On 75 Mile Beach, about 18 km south of Indian Head, the island's most easterly point, the Cathedrals are multi-colored sandstone formations sculpted by the wind and rain. Red, yellow, and orange hues predominate thanks to iron oxides in the sand. The Cathedrals provide a great photo opportunity - especially in the soft glow of dawn.
Fraser Island Great Walk
The 90 km Fraser Island Great Walk traces the tracks of old logging routes and the island's first human inhabitants, the Butchulla people. The trail passes some of Fraser's most popular tourist attractions such as crystal-clear Lake McKenzie, the subtropical rainforest and historic exhibits of Central Station, Wanggoolba Creek, and dune-backed Lake Wabby. The trail runs between the settlements of Dilli Village and Happy Valley.
Tips and Tactics
The following Tips and Tactics will help maximize the potential for fun when visiting Fraser Island:
- Purchase vehicle and camping permits before heading to the island.
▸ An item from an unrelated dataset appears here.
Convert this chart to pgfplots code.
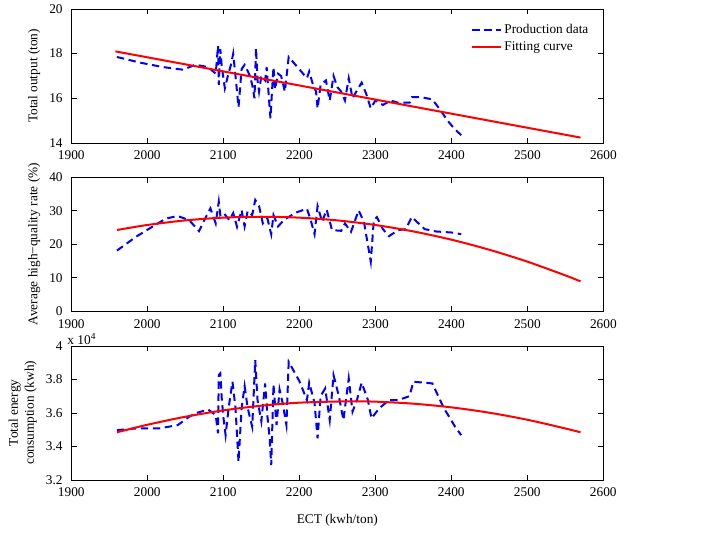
\documentclass[border=0pt]{standalone}
\usepackage{fontspec}
\setmainfont{Liberation Serif}
\usepackage{pgfplots}
\pgfplotsset{compat=1.18}

\pgfplotsset{
  matlab/.style={
    scale only axis,
    width=399pt, height=100.5pt,
    anchor=north west,
    xmin=1900, xmax=2600,
    xtick={1900,2000,...,2600},
    tick align=inside,
    xtick pos=both, ytick pos=both,
    major tick length=4pt,
    axis line style={black, line width=0.5pt},
    every tick/.style={black, line width=0.5pt},
    /pgf/number format/assume math mode=true,
    /pgf/number format/1000 sep={},
    ticklabel style={font=\normalsize},
    xticklabel style={yshift=-2.5pt},
    yticklabel style={xshift=-3pt},
    label style={font=\normalsize},
    scaled ticks=false,
  },
  prod/.style={blue, line width=1.5pt, dash pattern=on 5.5pt off 3.5pt},
  fit/.style={red, line width=1.5pt},
}

\begin{document}
\begin{tikzpicture}
% white page the size of the reference
\path (-53.5pt,6.7pt) rectangle (476pt,-395.3pt);

\begin{axis}[matlab, at={(0,0)},
  ymin=14, ymax=20, ytick={14,16,18,20},
  ylabel={Total output (ton)},
  legend style={draw=none, fill=none, at={(0.985,0.93)}, anchor=north east,
    font=\normalsize, row sep=1pt},
  legend cell align=left,
  legend image code/.code={\draw[#1] (0cm,0cm) -- (0.75cm,0cm);},
]
\addplot[prod] coordinates {
(1960,17.85)(1990,17.6)(2020,17.4)(2047,17.28)(2063,17.5)(2080,17.4)(2090,17.1)
(2093,18.35)(2094,16.6)(2096,18.2)(2098,17.4)(2102,16.45)(2106,17.0)(2110,17.5)
(2113,18.0)(2116,17.0)(2120,15.6)(2124,17.3)(2128,17.5)(2131,17.3)(2135,17.0)
(2138,16.6)(2141,16.0)(2143,18.25)(2145,16.8)(2147,16.3)(2150,17.0)(2155,16.8)
(2157,17.4)(2160,16.0)(2162,15.1)(2164,16.3)(2166,17.4)(2168,16.4)(2172,17.1)
(2176,17.0)(2181,16.3)(2186,17.85)(2200,17.3)(2210,16.9)(2213,17.2)(2218,16.6)
(2222,16.3)(2224,15.55)(2228,16.6)(2235,16.8)(2240,15.9)(2245,17.0)(2250,16.5)
(2255,16.3)(2260,15.9)(2265,16.9)(2270,16.0)(2275,16.3)(2282,16.7)(2288,16.2)
(2294,15.55)(2300,15.9)(2310,15.7)(2320,15.9)(2330,15.8)(2345,15.8)(2348,16.05)
(2360,16.05)(2375,15.95)(2385,15.5)(2395,15.0)(2405,14.6)(2413,14.35)
};
\addlegendentry{Production data}
\addplot[fit] coordinates {(1958,18.1)(2570,14.24)};
\addlegendentry{Fitting curve}
\end{axis}

\begin{axis}[matlab, at={(0,-126.2pt)},
  ymin=0, ymax=40, ytick={0,10,...,40},
  ylabel={Average high−quality rate (\%)},
]
\addplot[prod] coordinates {
(1960,18.1)(1985,22.2)(2010,25.7)(2025,27.7)(2040,28.4)(2055,27.2)(2068,23.9)
(2075,27.2)(2083,30.7)(2090,26.2)(2094,32.7)(2096,28.7)(2100,29.4)(2108,27.2)
(2113,29.3)(2118,25.2)(2124,30.2)(2128,25.3)(2132,29.9)(2138,28.7)(2142,33.2)
(2147,31.4)(2152,26.2)(2158,27.7)(2163,23.0)(2166,28.7)(2172,25.3)(2180,27.3)
(2195,29.4)(2210,30.6)(2215,27.2)(2220,23.0)(2224,31.4)(2230,26.7)(2236,30.3)
(2243,24.2)(2255,24.0)(2260,26.2)(2268,23.7)(2278,30.1)(2285,26.7)(2294,14.8)
(2298,27.2)(2302,28.1)(2310,24.5)(2318,22.4)(2330,24.2)(2340,24.5)(2348,28.1)
(2365,24.5)(2380,23.8)(2400,23.5)(2413,23.0)
};
\addplot[fit, smooth] coordinates {
(1960,24.25)(2000,25.74)(2050,27.11)(2100,27.93)(2150,28.2)(2200,27.93)
(2250,27.11)(2300,25.74)(2350,23.82)(2400,21.36)(2450,18.35)(2500,14.80)
(2550,10.7)(2570,8.9)
};
\end{axis}

\begin{axis}[matlab, at={(0,-252.7pt)},
  ymin=3.2, ymax=4, ytick={3.2,3.4,...,4.01},
  yticklabel style={/pgf/number format/fixed, /pgf/number format/precision=1},
  ylabel={Total energy\\consumption (kwh)},
  ylabel style={align=center},
  xlabel={ECT (kwh/ton)},
  xlabel style={yshift=-6pt},
  clip=false,
]
\addplot[prod] coordinates {
(1960,3.497)(1985,3.507)(2015,3.507)(2040,3.527)(2055,3.577)(2065,3.60)(2080,3.62)
(2090,3.587)(2093,3.478)(2094,3.826)(2096,3.836)(2098,3.68)(2100,3.577)(2103,3.467)
(2107,3.63)(2112,3.786)(2116,3.63)(2120,3.308)(2124,3.627)(2128,3.76)(2132,3.63)
(2138,3.517)(2142,3.915)(2145,3.676)(2150,3.55)(2155,3.776)(2158,3.58)(2161,3.448)
(2163,3.288)(2166,3.77)(2170,3.527)(2174,3.74)(2178,3.66)(2183,3.527)(2186,3.905)
(2200,3.79)(2210,3.676)(2213,3.78)(2220,3.66)(2224,3.448)(2228,3.70)(2234,3.746)
(2240,3.557)(2245,3.826)(2252,3.70)(2258,3.557)(2265,3.806)(2270,3.607)(2276,3.68)
(2282,3.78)(2290,3.68)(2295,3.567)(2305,3.627)(2318,3.676)(2330,3.676)(2345,3.70)
(2350,3.786)(2365,3.78)(2375,3.776)(2390,3.63)(2405,3.517)(2413,3.467)
};
\addplot[fit, smooth] coordinates {
(1960,3.484)(2000,3.529)(2050,3.577)(2100,3.615)(2150,3.643)(2200,3.661)
(2265,3.669)(2300,3.667)(2350,3.655)(2400,3.633)(2450,3.601)(2500,3.559)
(2550,3.507)(2570,3.484)
};
\node[anchor=south west, inner sep=0.5pt, font=\normalsize, yshift=0.5pt] at (rel axis cs:-0.009,1) {x 10\textsuperscript{4}};
\end{axis}
\end{tikzpicture}
\end{document}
- For driving safety tips see the Department of National Parks driving guide.
- Fuel and supplies are expensive on the island; visitors are advised to stock up on the mainland.
- Never feed wildlife - especially dingoes - and always keep children in close proximity.
- Ocean swimming is not recommended on the island due to strong surf, dangerous riptides, and sharks.
- Avoid standing on rocks along the beach. Rough surf can sweep unsuspecting onlookers away.
When to Visit
Fraser Island is popular year round. The climate is maritime subtropical, with rain (up to 1,800 mm annually) falling mainly between December and May. July is the coldest month (14-21°C); in summer, the temperature rarely rises above 30°C.
Travelers can access Fraser Island by ferry and boat services from Rainbow Beach, Hervey Bay, and River Heads.
Vehicle barges, which also accept walk-on passengers, depart from:
- Inskip Point, a 15-minute drive from Rainbow Beach
- River Heads (east of Maryborough) to Kingfisher Bay and Wanggoolba Creek
Commercial tours depart from Rainbow Beach, Hervey Bay, the Sunshine Coast, and Brisbane.
Passenger flights depart daily from Hervey Bay to Fraser Island. Flights are also available from Maroochydore.